== SOURCE RECORDS
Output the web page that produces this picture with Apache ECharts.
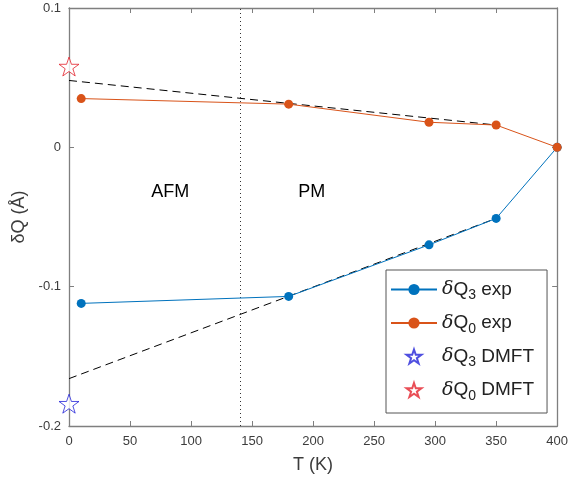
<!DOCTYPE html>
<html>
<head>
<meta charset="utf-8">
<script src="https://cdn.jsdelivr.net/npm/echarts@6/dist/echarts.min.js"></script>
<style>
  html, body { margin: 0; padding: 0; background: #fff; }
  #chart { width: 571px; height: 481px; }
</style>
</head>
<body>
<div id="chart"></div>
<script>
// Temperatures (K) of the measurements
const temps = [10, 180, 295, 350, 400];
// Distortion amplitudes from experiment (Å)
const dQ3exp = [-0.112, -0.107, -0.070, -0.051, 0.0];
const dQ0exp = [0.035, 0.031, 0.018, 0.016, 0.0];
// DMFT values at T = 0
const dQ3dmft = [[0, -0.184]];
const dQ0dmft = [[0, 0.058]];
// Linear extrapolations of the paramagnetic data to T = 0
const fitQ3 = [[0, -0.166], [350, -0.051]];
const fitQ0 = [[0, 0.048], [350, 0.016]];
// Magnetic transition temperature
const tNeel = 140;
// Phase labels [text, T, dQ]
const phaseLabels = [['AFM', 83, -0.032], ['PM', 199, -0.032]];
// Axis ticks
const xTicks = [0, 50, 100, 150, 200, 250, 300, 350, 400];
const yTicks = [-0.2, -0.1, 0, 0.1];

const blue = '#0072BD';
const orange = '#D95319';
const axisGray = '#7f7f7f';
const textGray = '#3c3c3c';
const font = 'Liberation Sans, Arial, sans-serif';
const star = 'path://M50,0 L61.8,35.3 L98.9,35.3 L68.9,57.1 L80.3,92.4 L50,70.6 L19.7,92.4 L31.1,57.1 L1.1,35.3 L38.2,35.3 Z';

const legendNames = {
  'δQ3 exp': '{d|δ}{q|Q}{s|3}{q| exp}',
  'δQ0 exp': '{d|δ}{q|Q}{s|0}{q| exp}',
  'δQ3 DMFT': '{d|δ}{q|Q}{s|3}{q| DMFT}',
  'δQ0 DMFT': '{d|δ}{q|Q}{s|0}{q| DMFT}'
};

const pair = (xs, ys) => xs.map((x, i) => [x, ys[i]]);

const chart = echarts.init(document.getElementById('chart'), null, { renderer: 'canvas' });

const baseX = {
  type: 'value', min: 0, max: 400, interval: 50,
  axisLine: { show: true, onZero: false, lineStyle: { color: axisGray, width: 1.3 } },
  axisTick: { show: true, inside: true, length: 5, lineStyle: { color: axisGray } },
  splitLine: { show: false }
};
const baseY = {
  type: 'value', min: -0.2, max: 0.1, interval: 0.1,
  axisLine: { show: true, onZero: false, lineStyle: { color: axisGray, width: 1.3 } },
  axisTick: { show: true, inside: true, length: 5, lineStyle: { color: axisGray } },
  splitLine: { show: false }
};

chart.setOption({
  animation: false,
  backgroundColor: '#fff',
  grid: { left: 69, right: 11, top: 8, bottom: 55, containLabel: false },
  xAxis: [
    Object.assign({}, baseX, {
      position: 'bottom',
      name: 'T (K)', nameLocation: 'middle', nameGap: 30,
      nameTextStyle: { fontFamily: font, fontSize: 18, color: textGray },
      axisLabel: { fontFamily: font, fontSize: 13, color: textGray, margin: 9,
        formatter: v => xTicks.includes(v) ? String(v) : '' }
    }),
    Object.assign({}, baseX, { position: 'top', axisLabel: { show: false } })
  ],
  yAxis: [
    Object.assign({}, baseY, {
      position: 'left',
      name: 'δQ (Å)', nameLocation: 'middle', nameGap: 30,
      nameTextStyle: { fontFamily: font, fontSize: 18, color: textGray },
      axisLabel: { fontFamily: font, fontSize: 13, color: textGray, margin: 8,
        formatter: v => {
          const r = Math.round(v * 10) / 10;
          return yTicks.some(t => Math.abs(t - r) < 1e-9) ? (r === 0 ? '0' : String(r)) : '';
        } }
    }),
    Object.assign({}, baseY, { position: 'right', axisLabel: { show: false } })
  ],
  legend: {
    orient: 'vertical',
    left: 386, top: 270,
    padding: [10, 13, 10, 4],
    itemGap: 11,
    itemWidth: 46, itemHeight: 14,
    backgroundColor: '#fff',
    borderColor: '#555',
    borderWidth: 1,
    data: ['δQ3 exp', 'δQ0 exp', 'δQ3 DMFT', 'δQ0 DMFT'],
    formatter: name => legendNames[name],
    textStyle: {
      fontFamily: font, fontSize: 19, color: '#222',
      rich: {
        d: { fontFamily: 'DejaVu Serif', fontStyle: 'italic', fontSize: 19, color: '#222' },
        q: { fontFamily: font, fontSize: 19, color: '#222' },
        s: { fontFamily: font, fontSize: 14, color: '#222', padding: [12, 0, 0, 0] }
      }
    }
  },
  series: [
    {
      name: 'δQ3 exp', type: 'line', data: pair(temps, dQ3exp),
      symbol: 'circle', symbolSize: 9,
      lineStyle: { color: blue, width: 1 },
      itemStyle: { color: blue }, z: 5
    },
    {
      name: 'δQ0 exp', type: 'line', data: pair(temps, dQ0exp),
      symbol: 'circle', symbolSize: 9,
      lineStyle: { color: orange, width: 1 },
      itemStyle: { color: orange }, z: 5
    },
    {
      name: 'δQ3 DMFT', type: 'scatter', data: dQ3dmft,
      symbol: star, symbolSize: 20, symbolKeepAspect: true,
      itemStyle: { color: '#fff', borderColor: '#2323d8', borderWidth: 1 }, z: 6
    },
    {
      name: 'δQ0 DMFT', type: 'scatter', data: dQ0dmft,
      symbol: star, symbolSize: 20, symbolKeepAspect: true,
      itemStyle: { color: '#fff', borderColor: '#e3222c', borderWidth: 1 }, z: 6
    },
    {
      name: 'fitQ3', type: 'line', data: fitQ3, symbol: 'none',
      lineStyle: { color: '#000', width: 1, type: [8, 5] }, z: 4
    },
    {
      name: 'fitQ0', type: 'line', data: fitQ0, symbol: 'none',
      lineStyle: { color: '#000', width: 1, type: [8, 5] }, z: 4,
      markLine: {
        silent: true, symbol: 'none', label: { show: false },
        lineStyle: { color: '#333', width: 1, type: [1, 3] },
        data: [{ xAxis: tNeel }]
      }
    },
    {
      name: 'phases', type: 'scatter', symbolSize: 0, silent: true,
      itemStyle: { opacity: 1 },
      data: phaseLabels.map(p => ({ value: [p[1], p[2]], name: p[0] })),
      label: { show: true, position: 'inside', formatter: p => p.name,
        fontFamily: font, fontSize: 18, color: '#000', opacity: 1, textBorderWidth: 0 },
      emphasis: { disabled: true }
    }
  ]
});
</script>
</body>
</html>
====
== SOURCE RECORDS
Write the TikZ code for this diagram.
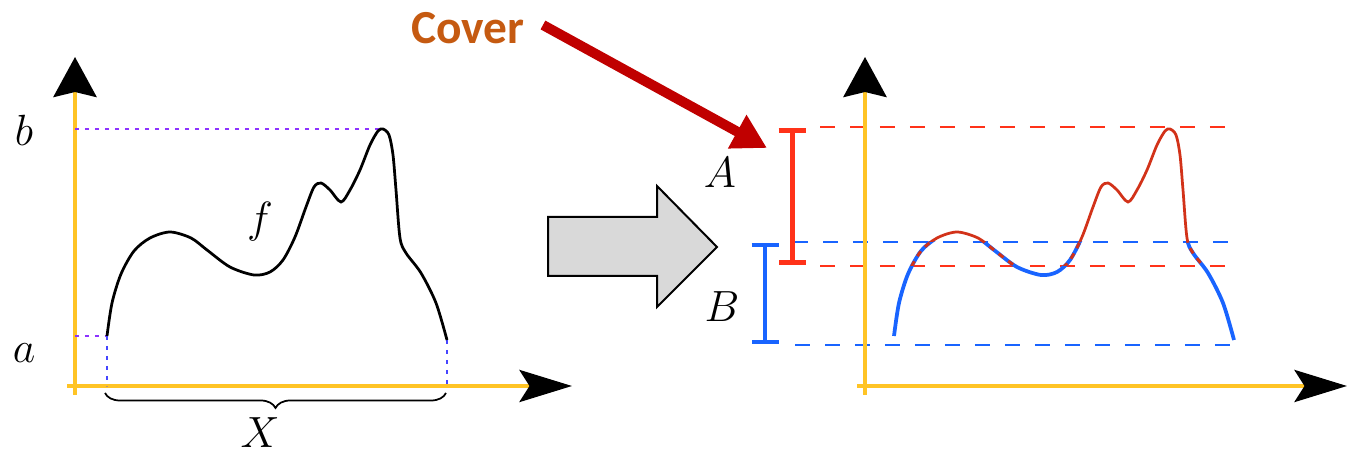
====
[GOAL] Repeat, word for word, the lines of the material above from the one holding "Output the web" through the one holding "const star = 'path://M50,0". Leave out pictures.

[FULL OUTPUT]
Output the web page that produces this picture with Apache ECharts.
<!DOCTYPE html>
<html>
<head>
<meta charset="utf-8">
<script src="https://cdn.jsdelivr.net/npm/echarts@6/dist/echarts.min.js"></script>
<style>
  html, body { margin: 0; padding: 0; background: #fff; }
  #chart { width: 571px; height: 481px; }
</style>
</head>
<body>
<div id="chart"></div>
<script>
// Temperatures (K) of the measurements
const temps = [10, 180, 295, 350, 400];
// Distortion amplitudes from experiment (Å)
const dQ3exp = [-0.112, -0.107, -0.070, -0.051, 0.0];
const dQ0exp = [0.035, 0.031, 0.018, 0.016, 0.0];
// DMFT values at T = 0
const dQ3dmft = [[0, -0.184]];
const dQ0dmft = [[0, 0.058]];
// Linear extrapolations of the paramagnetic data to T = 0
const fitQ3 = [[0, -0.166], [350, -0.051]];
const fitQ0 = [[0, 0.048], [350, 0.016]];
// Magnetic transition temperature
const tNeel = 140;
// Phase labels [text, T, dQ]
const phaseLabels = [['AFM', 83, -0.032], ['PM', 199, -0.032]];
// Axis ticks
const xTicks = [0, 50, 100, 150, 200, 250, 300, 350, 400];
const yTicks = [-0.2, -0.1, 0, 0.1];

const blue = '#0072BD';
const orange = '#D95319';
const axisGray = '#7f7f7f';
const textGray = '#3c3c3c';
const font = 'Liberation Sans, Arial, sans-serif';
const star = 'path://M50,0 L61.8,35.3 L98.9,35.3 L68.9,57.1 L80.3,92.4 L50,70.6 L19.7,92.4 L31.1,57.1 L1.1,35.3 L38.2,35.3 Z';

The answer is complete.